In a further impudent touch, the various counterfeit Archives des Sciences websites list an editorial board with 87 members, including Daniel Gamelin, a chemist and materials scientist at the University of Washington in Seattle, and Gerald Cleaver, a high-energy physicist at Baylor University in Waco, Texas. Both are perplexed — and annoyed. “This is the first I have heard of this website or of my listing; I have no affiliation with this organization, nor have I ever,” says Gamelin. Cleaver, too, says that his name is being used without his permission.
The ‘editor-in-chief’ of the fake Archives des Sciences journal is named on the counterfeit websites as “Prof. Dr. Eliana Schmid”, with the affiliation “Geneva, Switzerland”. The counterfeit Wulfenia sites give as the editor-in-chief Vienna S. Franz and list 35 editorial-board members, with most affiliations giving only city and country. Eberwein and Degli Agosti think that these named editors-in-chief are fictional.
Researchers who have submitted to the fake journals pay dearly. Both the counterfeit Archives des Sciences and the fake Wulfenia charge author fees of more than $500, with instructions to address payment to accounts at two banks in Yerevan, Armenia.

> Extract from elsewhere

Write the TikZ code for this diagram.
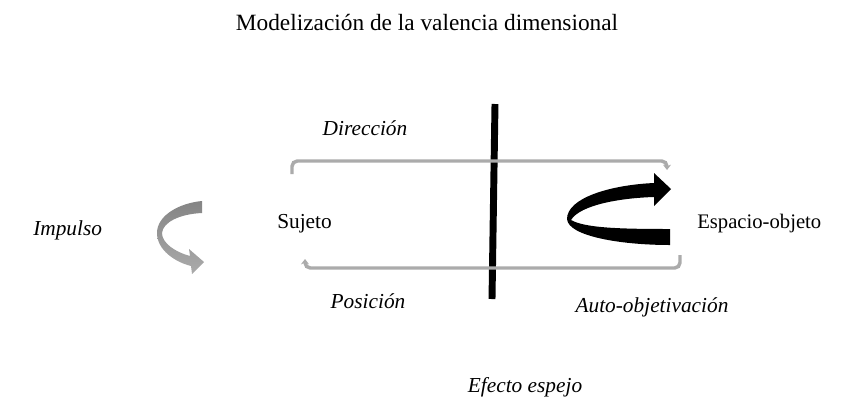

Degli Agosti has reported the counterfeit Archives des Sciences websites to the Cybercrime Coordination Unit Switzerland, but was told that the sites were hosted in the United States, so the unit could not act directly against them. However, it advised him that he could press criminal charges under Swiss cybercrime laws. The University of Geneva’s lawyers are helping the SPHN to draft its case, but the society is not part of the university, so it will have to take its case forward alone.
Austrian police have made little progress on the Wulfenia case, says Eberwein: they closed down a fake site hosted in Austria, but multiple replicas popped up on servers in other countries. Austrian authorities have told Eberwein that the scope for legal redress is limited, but, unconvinced, he has contacted Archives des Sciences to swap notes.